Enjoy your baby for now, my DD is 2yrs 4 months and loves to go to creche whilst I do fitness classes or various courses at our local surestart centre. I wouldnt have put her in childcare any earlier then this really but now shes that much older shes ready for it. If you have a local surestart centre then they offer lots of groups and classes for both parents and children with great amenities and there is a great mix normally of proffesionals and lower income families, young mums groups are also a good option. Although my local group had a very low attendence even though I live in an area of high teenage pregnancy you will probably find alot of mums in their early 20s there.

Also, I think I got hung up alot on the 'young single mum' title myself and put more pressure on myself.

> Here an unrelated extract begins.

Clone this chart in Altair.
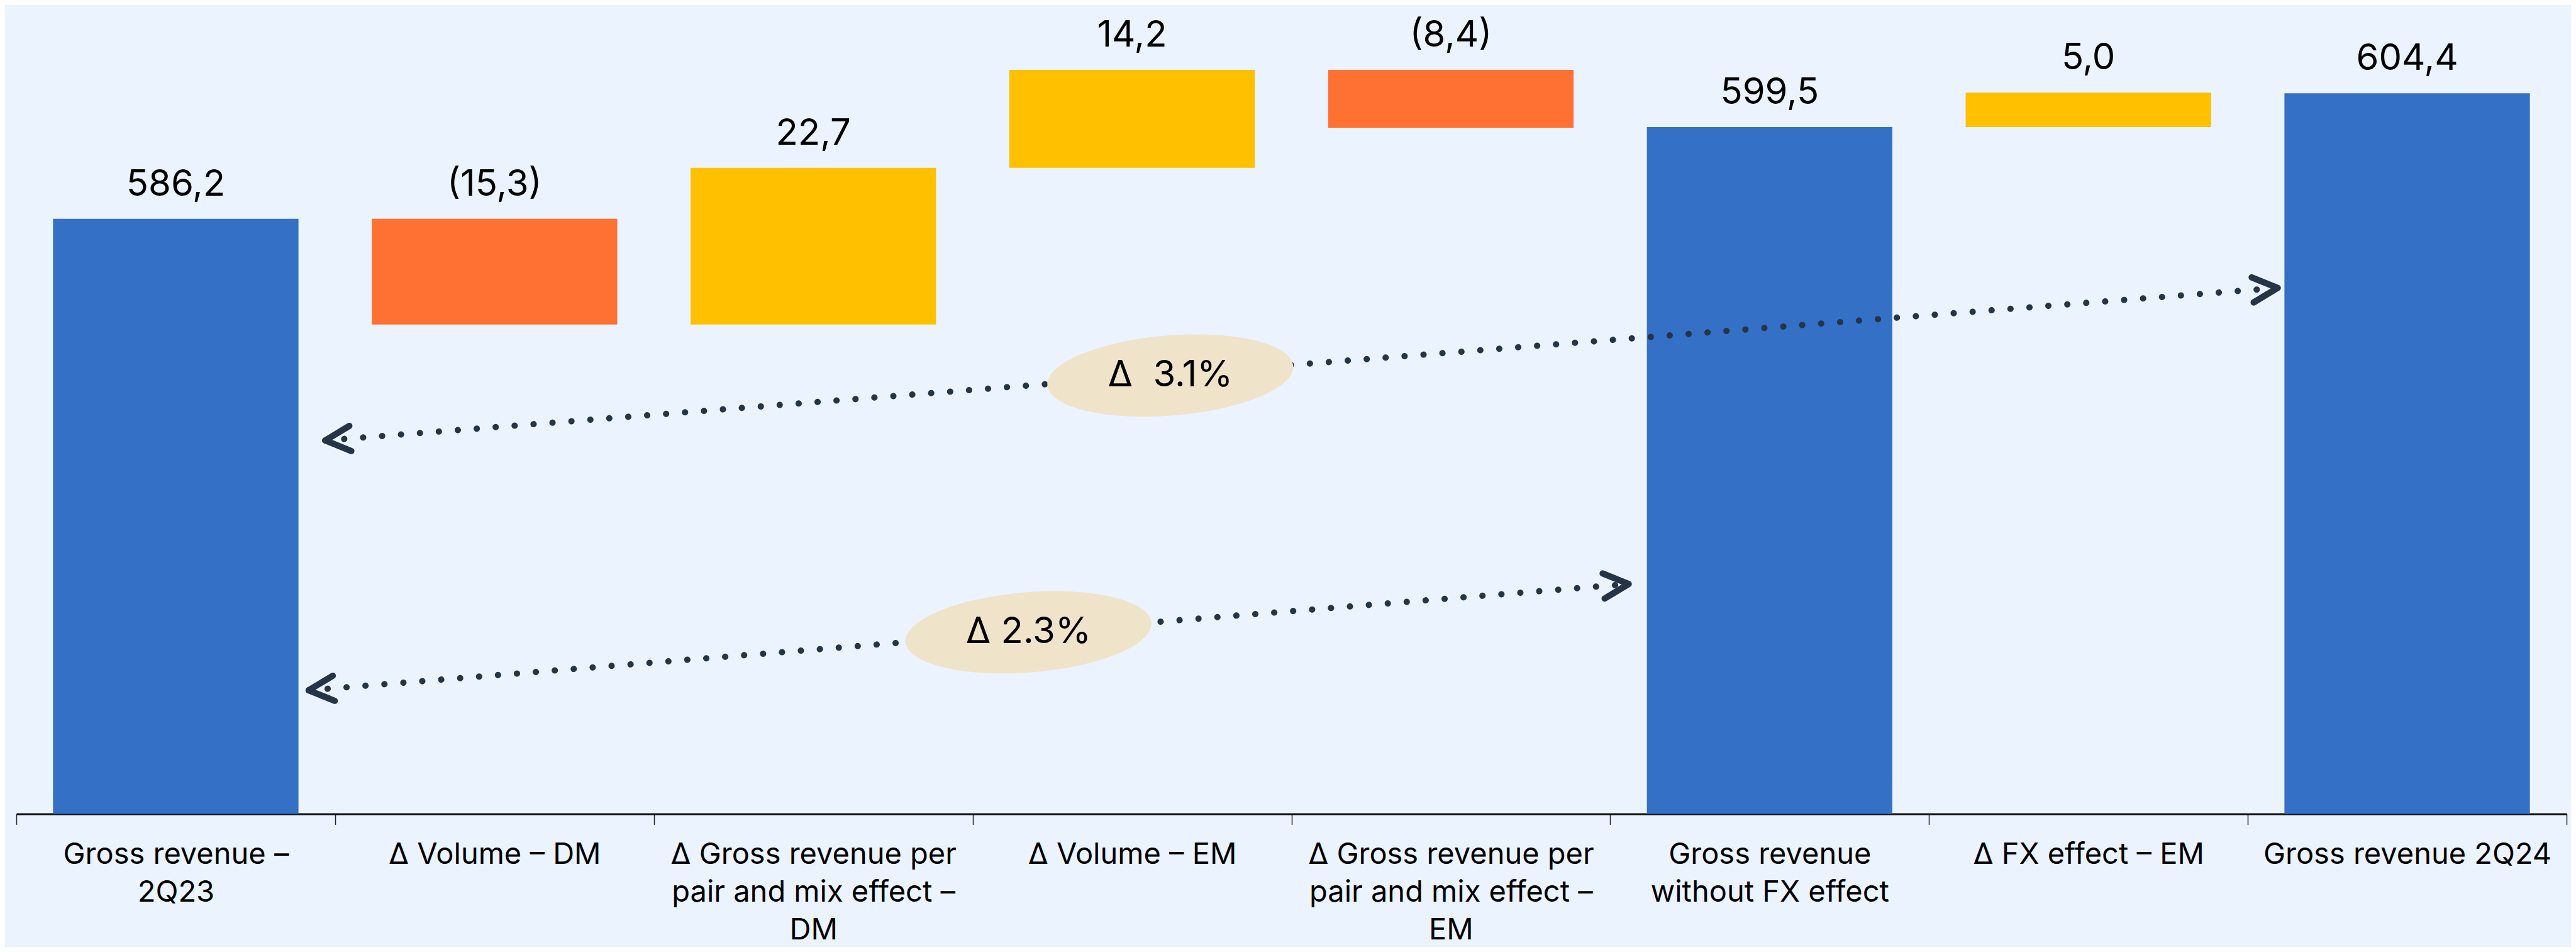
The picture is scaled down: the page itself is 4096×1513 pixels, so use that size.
import altair as alt
import pandas as pd

# ---------------- data ----------------
categories = [
    "Gross revenue –|2Q23",
    "Δ Volume – DM",
    "Δ Gross revenue per|pair and mix effect –|DM",
    "Δ Volume – EM",
    "Δ Gross revenue per|pair and mix effect –|EM",
    "Gross revenue|without FX effect",
    "Δ FX effect – EM",
    "Gross revenue 2Q24",
]
values = [586.2, -15.3, 22.7, 14.2, -8.4, 599.5, 5.0, 604.4]
kinds = ["total", "delta", "delta", "delta", "delta", "total", "delta", "total"]

# annotation arrows (x in category-index units, y in value units)
arrow_ids = ["a31", "a23"]
arrow_x_start = [0.969, 0.917]
arrow_y_start = [554.1, 517.9]
arrow_x_end = [7.094, 5.058]
arrow_y_end = [576.2, 533.3]
bubble_x = [3.620, 3.175]
bubble_y = [563.5, 526.3]
bubble_text = ["Δ\u00a0 3.1%", "Δ 2.3%"]

# ---------------- build tables ----------------
rows = []
running = 0.0
for cat, v, k in zip(categories, values, kinds):
    if k == "total":
        start, end = 0.0, v
        running = v
        cls = "total"
    else:
        start, end = running, running + v
        running = end
        cls = "neg" if v < 0 else "pos"
    txt = f"{abs(v):.1f}".replace(".", ",")
    if v < 0:
        txt = f"({txt})"
    rows.append(dict(cat=cat, start=start, end=end, top=max(start, end), cls=cls, label=txt))
df = pd.DataFrame(rows)

line_rows = []
for i, a in enumerate(arrow_ids):
    line_rows.append(dict(arrow=a, order=0, ax=arrow_x_start[i], ay=arrow_y_start[i]))
    line_rows.append(dict(arrow=a, order=1, ax=arrow_x_end[i], ay=arrow_y_end[i]))
lines_df = pd.DataFrame(line_rows)
left_df = pd.DataFrame(dict(ax=arrow_x_start, ay=arrow_y_start))
right_df = pd.DataFrame(dict(ax=arrow_x_end, ay=arrow_y_end))
bubble_df = pd.DataFrame(dict(ax=bubble_x, ay=bubble_y, txt=bubble_text))

# ---------------- styles ----------------
BLUE = "#3370C6"
ORANGE = "#FF7033"
YELLOW = "#FFC000"
BG = "#EBF3FE"
DOT = "#253447"
BUBBLE = "#EFE3CA"
FONT = "Inter"

W, H = 4055, 1272.4
yscale = alt.Scale(domain=[500, 616], clamp=True, zero=False, nice=False)
xq = alt.X("ax:Q", scale=alt.Scale(domain=[0, 8], nice=False, zero=False), axis=None)
yq = alt.Y("ay:Q", scale=yscale, axis=None)

xband = alt.X(
    "cat:N",
    sort=categories,
    scale=alt.Scale(type="band", paddingInner=0, paddingOuter=0),
    axis=alt.Axis(
        title=None,
        labelExpr="split(datum.label, '|')",
        labelFont=FONT,
        labelFontSize=47,
        labelColor="#000000",
        labelLineHeight=60,
        labelPadding=25,
        labelLimit=2000,
        labelAngle=0,
        labelOverlap=False,
        labelBaseline="top",
        tickBand="extent",
        tickSize=17,
        tickWidth=1.5,
        tickColor="#222222",
        domainColor="#111111",
        domainWidth=3,
        grid=False,
    ),
)

bars = alt.Chart(df).mark_bar(width=alt.RelativeBandSize(0.77)).encode(
    x=xband,
    y=alt.Y("start:Q", scale=yscale, axis=None),
    y2="end:Q",
    color=alt.Color(
        "cls:N",
        scale=alt.Scale(domain=["total", "neg", "pos"], range=[BLUE, ORANGE, YELLOW]),
        legend=None,
    ),
)

value_labels = alt.Chart(df).mark_text(
    dy=-54, fontSize=58, font=FONT, color="#000000", baseline="middle", align="center"
).encode(
    x=alt.X("cat:N", sort=categories, scale=alt.Scale(type="band", paddingInner=0, paddingOuter=0)),
    y=alt.Y("top:Q", scale=yscale, axis=None),
    text="label:N",
)

dotted = alt.Chart(lines_df).mark_line(
    color=DOT, strokeWidth=10, strokeDash=[0.1, 30.1], strokeCap="round"
).encode(x=xq, y=yq, detail="arrow:N", order="order:Q")

ellipse_path = (
    "M -1 0 C -1 -0.1795 -0.5523 -0.325 0 -0.325 C 0.5523 -0.325 1 -0.1795 1 0 "
    "C 1 0.1795 0.5523 0.325 0 0.325 C -0.5523 0.325 -1 0.1795 -1 0 Z"
)
bubbles = alt.Chart(bubble_df).mark_point(
    shape=ellipse_path, filled=True, fill=BUBBLE, size=153664, angle=355.5,
    opacity=1, strokeWidth=0,
).encode(x=xq, y=yq)

bubble_labels = alt.Chart(bubble_df).mark_text(
    fontSize=58, font=FONT, color="#000000", baseline="middle", align="center"
).encode(x=xq, y=yq, text="txt:N")

left_heads = alt.Chart(left_df).mark_point(
    shape="M 1 -0.5 L 0 0 L 1 0.5", filled=False, stroke=DOT, strokeWidth=10,
    size=6400, angle=355.5, opacity=1, strokeCap="round", strokeJoin="round",
).encode(x=xq, y=yq)

right_heads = alt.Chart(right_df).mark_point(
    shape="M -1 -0.5 L 0 0 L -1 0.5", filled=False, stroke=DOT, strokeWidth=10,
    size=6400, angle=355.5, opacity=1, strokeCap="round", strokeJoin="round",
).encode(x=xq, y=yq)

main = alt.layer(bars, value_labels)
annot = alt.layer(dotted, bubbles, bubble_labels, left_heads, right_heads)

chart = (
    alt.layer(main, annot)
    .resolve_scale(x="independent")
    .properties(
        width=W,
        height=H,
        background=BG,
        autosize=alt.AutoSizeParams(type="none"),
        padding={"left": 18, "top": 13, "right": 7, "bottom": 212},
    )
    .configure_view(strokeWidth=0)
)

chart.save("out.html", embed_options={"renderer": "svg", "actions": False})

I dont think anyone else gave a hoot how old I was or what my marital status was. In fact it rarely comes up in conversations.

Anyway, I hope it works out for you just PM if you want a chat.

purpleroses · 25/01/2012 15:52

I was 25 when I had DS - like you found that the other middle class mums were 10 years older than me, and the young mums very different - personally I found the best thing was to ignore the age gaps, and make older friends, though I was a little older than you I guess. Toddler groups are the best place to meet people though of all ages.

Would second the advice to see if there are any groups for student parents - or sometimes there are toddler groups, etc aimed at postgrads or their partners who are new in town.

But also worth making the most of the social networks you have already. Some of my friends from before I had DS I lost contact with, but others accepted me and him, even though he was the only baby/toddler around - he got lots of attention :) Invite people round yours, go out to cafes, pubs with gardens, etc and train your DS to sleep in his buggy so you can take him out with you.

For online dating - I found the Guardian Soulmates site the best place to meet well educated people, though the downside to being a young single parent on online dating is that men can be put off by you having a baby before they get a chance to get to know you. Personally, I found that men in their 20s typically said on their profile that they didn't want a partner to have children, but by their 30s they were more open minded. OK if you like older men Grin.

vickyvicster · 26/01/2012 15:02

Hello, have you looked on the Gingerbread website (lone parent charity) to see if there's a friendship group in your area? There were none in my area (posh old Surrey) so I started one myself and have met some really lovely people in the same boat. I think every single parent needs at least one other single parent friend to share things with as you can't really explain all the emotions it brings up unless you've experienced it too. I'd keep trying with the baby groups too as you and your daughter need to build up a good support network around you. Make a list and try one a week til you find one where you feel comfortable and accepted. Best of luck to you and your daughter X

er1507 · 28/01/2012 20:51

Hey my dd is 6mo and I'm 24 (23when preg) I left her father just under 3months ago and it is HARD! I don't see my m8s anywhere near as much as I used to and also rely on my mum a lot! I see her everyday as she lives around the corner. What I have found strange is that somedays I feel lonelier when it's just me and dd than before I had her and was on my own! I would def recommend seeing if there's any groups you could go to in the neighbouring areas, my children's centre has been a saviour for me! Also see if there are any soft play places you can go to.

missduff · 29/01/2012 00:35

Get on singlewithkids.co.uk and post on there to see if there are any other single parents in your area.
I can not tell you what a huge difference it made to me to meet other people in a similar situation to me, I knew I couldn't be the only one out there but even living in a pretty deprived area where you would expect to find single mum's I just couldn't find any.
But I did through swk and without wanting to sound cheesy it changed my life. I met so many people exactly like me, professionals, well educated, the opposite to what the media portray as the stereotypical single mum.

Also time helps a lot too, I've met lots of single Mum's at toddler groups, all the parents start splitting up at around 2-3. Well not all but you catch my drift.